Included with this document are four published editions of the story. The first, although not always credited thus, was in International Times vol. 5 no 5. (January/February 1980). Run as "New York City '79" over the centerspread, this version is closest to the typescript form. There is persuasive indication that the editors of I.T. were working from a similar photocopy, and whether instructed thus by Acker or not, they took the cut-up style of the piece at face value and ran it as a series of fragments differentiated from one another by the use of typefaces, and with no cohesive order. Probably due to space constraints, this version is also heavily abridged, however the notable omissions of the three statements about lesbians suggests that there was also a degree of selective censorship at work here.
The first publication of the complete text followed in July 1980 in the pages of San Diego magazine Crawl Out Your Window (Issue 7). Here, the sentences — which run over multiple pages in the typescript — are conventionalised into standard lines. There are also slight textual differences with a couple of additional sentences added.
The first stand alone publication came in Top Stories 9 (1981) which incorporated photographs by Anne Turyn. These images again mutate the text and raise further questions about Acker's editorial intention; the typescript title-page bears the uncompleted subheading "Photographs by", but gives no further allusions to this content. The final example is the 1991 Semiotext(e) collection HANNIBAL LECTOR, MT FATHER, which shows still further textual edits.
In terms of form, the most marked difference between the typescript copy and the published editions that followed is the way in which the text is divided into a series of passages or episodes, numbered at the head of the page. These can be full paragraphs or single sentences, or, for example, the word "syphilis" which has an entire page to itself. This deliberate distribution of whitespace surrounding the single word (which in later editions is returned to the conventional layout of a sentence) adds nuance and valence to the story which is arguably altered in transcription.

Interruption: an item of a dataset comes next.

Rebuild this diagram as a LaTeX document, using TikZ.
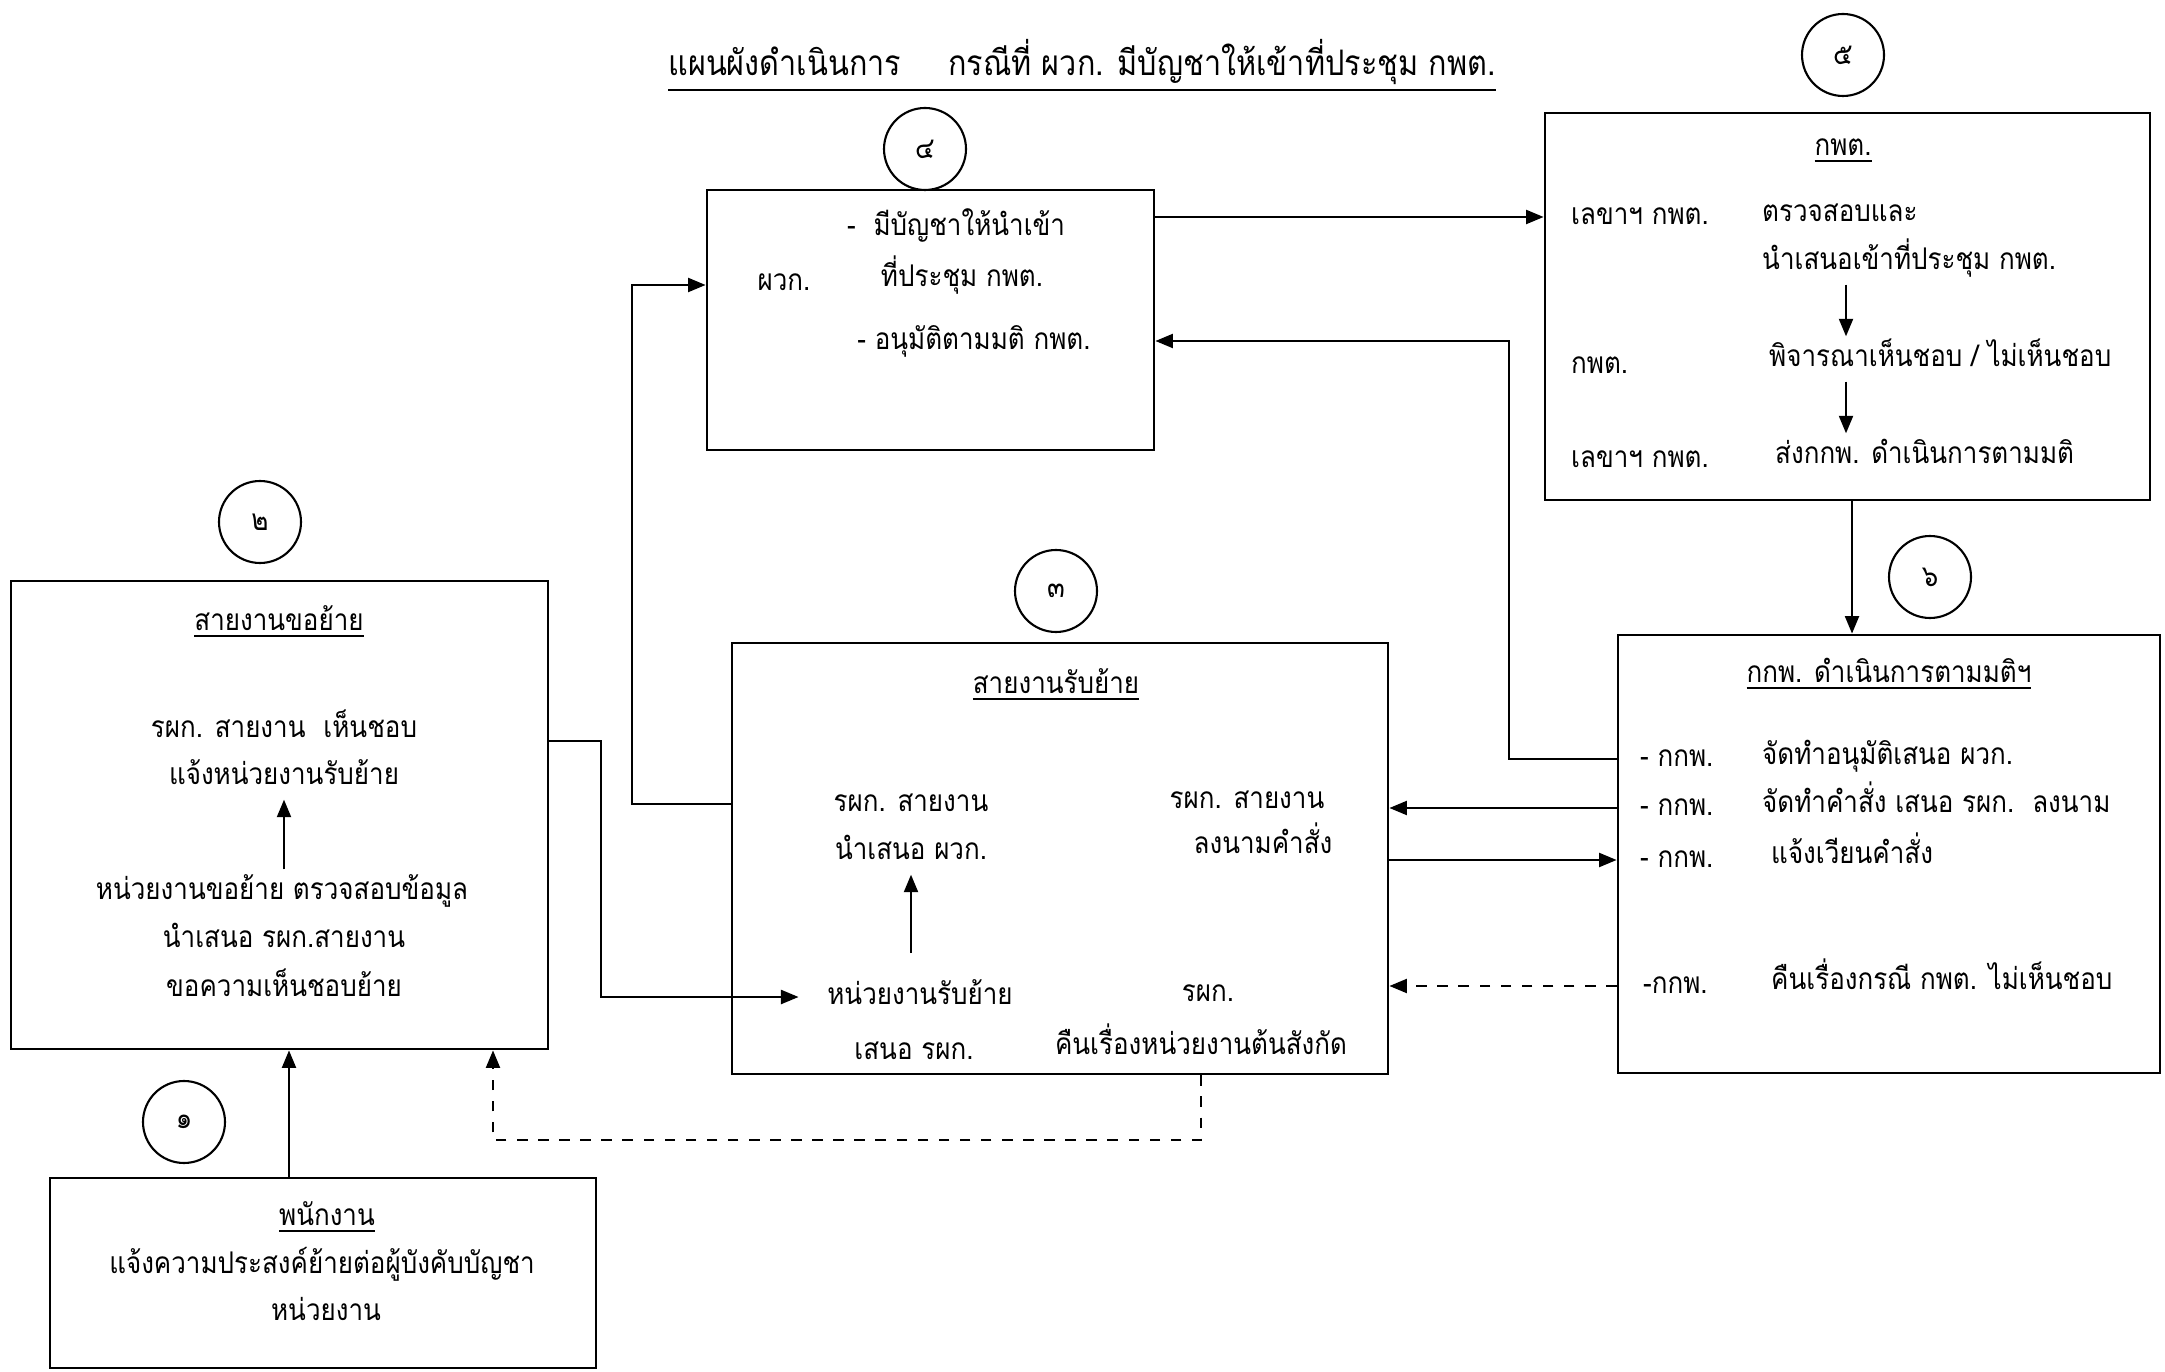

In the key collection of Acker Papers at Duke University, there is a comparable copy described thus in their catalogue: "60-page photocopied typescript, corrected in the photocopy, with original note on the title page, My Copy, by Acker". We have not been able to locate an original typescript, suggesting that this format with Acker's holograph corrections in the copy is as primary a resource for this text as is currently known. A revealing archive, showing both Acker's working methods and intentions, while simultaneously demonstrating their editorial undoing across numerous editions.
The Object
[New York]: [Various], [1979-1991]. Photocopy of typescript with one page original typescript bearing top-copy typed corrections and holograph number, that page taped to verso of letterhead. 60pp. printed on recto only, stapled at top right corner with neat tape reinforcement over staple on title page. Light wear to title page and final sheet, tail edge of two oversized sheets rubbed. Taped revision loose from browned tape mounts. Very good. With four published appearances featuring the story also provided.